Memoria Dei
Le parole della spiritualità
de Enzo Bianchi
esta memória torna-se presença interior, oração, portanto; isto é, vida diante de Deus e na consciência de tal presença
Dois textos bíblicos pedem ao cristão que reze "sempre" e "sem interrupções". No evangelho de Lucas, Jesús anuncia uma parábola sobre a "...obrigação de orar sempre, sem desfalecer;" (Lucas 18,1) e Paulo ordena: "Orai sem cessar." (1 Ts 5,17). Como é possível? E como é possível conciliar esta ordem com outra que pede que trabalhemos (2 Ts 3,12) e com o exemplo do própro Paulo que afirma trabalhar "noite e dia" (2 Ts 3,8)? E como é possível rezar enquanto se dorme? Estas questões atravessaram o Cristianismo antigo, sobretudo o monaquismo, recebendo diversas tentativas de resposta. Das radicais e extremistas dos "messalianos'' (ou "euquitos'', "aqueles que rezam'') que, recusando absolutamente o trabalho, pretendiam dedicar-se unicamente à oração, àquelas, dos também extremistas"acemetas'' ("aqueles que não dormem''), que procuravam reduzir o mais possível o tempo de sono para dedicarem-se exclusivamente à oração. Outras respostas, mais extrínsecas e típicas do monaquismo cenobítico, procuraram multiplicar as horas de oração litúrgica e de assegurar, mediante turnos e a rotatividade dos monges, uma contínua oração litúrgica, um laus perennis. Outras respostas preferiram a via da interioridade, da oração ritmada pelo bater do coração, pelo respirar, pela repetição de uma invocação dirigida a Deus, para atingir a dita "oração monológica'', que repete à exaustão uma só palavra, por ex. o nome de Jesús.

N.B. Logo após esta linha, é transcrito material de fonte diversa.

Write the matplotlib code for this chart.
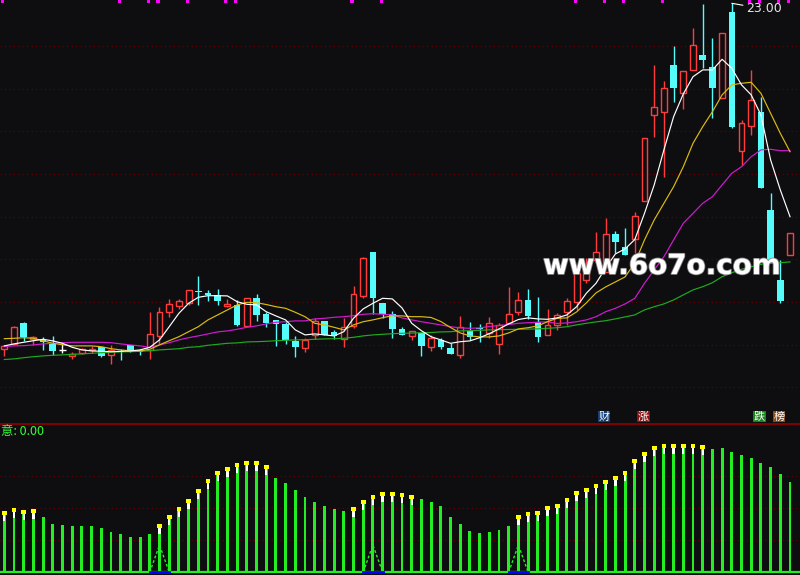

Fruto da concentração do Espírito do Homem no nome do seu Senhor, desta atenção que esvazia o coração de qualquer outro pensamento e o faz habitar exclusivamente pelo pensamento de Deus, temos a mnéme theoû, a memoria Dei, a "lembrança de Deus''. Expressa sobretudo pelo ensino de Pseudo-Macario, a recordação de Deus é um comportamento espiritual profundo, de unificação do coração diante da interiorizada presença de Deus. É a lembrança, no sentido de guardar no coração, na mente e no íntimo da pessoa, a presença de Deus, para que seja unificada e integrada na vida interior, também a vida exterior do homem. É a lembrança à luz da qual se vive e se (re) compreende o presente, julgando-o na fé. A memoria Dei torna-se assim a matriz do discernimento que forja a sabedoria espiritual e torna o homem capaz de viver cada acção e cada palavra à luz de um terceiro que o crente faz reinar em cada relação: Deus. O homem espiritual nasce desta vivificante memória. É memória associada ao amor, à caridade, ao zelo, ao ardor, à compunção, no confronto permanente com Deus. Disse Pseudo-Macário: "O cristão deve sempre guardar a lembrança de Deus, porque não deve amar a Deus apenas na Igreja, mas também caminhando, falando, comendo." Esta memória torna-se presença interior, logo oração, isto é, vida diante de Deus e na consciência de tal presença. O crente torna-se assim "casa do Senhor", como afirma o apóstolo Paulo. É óbvio portanto que tal memória não seja simplesmente um movimento psicológico mas acção do Espírito Santo.
O quarto Evangelho, para o qual o Espírito tem a função de "ensinar e recordar" (Jo 14,23), afirma que o Espírito ensinará e recordará "tudo" aquilo que Jesús disse e fez. O Espírito aparece sempre como memória da totalidade. Esta totalidade não é dada pela soma de gestos cumpridos e palavras pronunciadas e fixadas na Escritura, mas pela própria presença de Jesús Cristo. É memória das palavras e do silêncio de Jesús, do dito e do não-dito, do que se cumpriu e do que não se cumpriu, do já e do ainda-não, logo, também, do que ainda não aconteceu. Obra do Espírito, esta memória, é também profecia. Ela conduz àquela consonância profunda com Cristo, com aquilo que está para lá do seu falar e do seu agir, daquilo que infunde no crente a capacidade de obedecer creativamente ao Evangelho, guiado pelo Espírito que é habitado por Cristo. Esta memoria Dei oculta em si uma atitude de reconhecimento e de gratidão, de fidelidade e de empenho, de dedicação e de esperança. É memória que unifica o passado, dá luz e sentido ao presente e abre a esperança no futuro. Compreendemos facilmente porque Gregorio, o Sinaita (séc. XIV) tenha afirmado que o mandamento "Recorda-te do Senhor teu Deus em todos os tempos'' seja o mais importante de todos. Depende dele o cumprimento de todos os outros.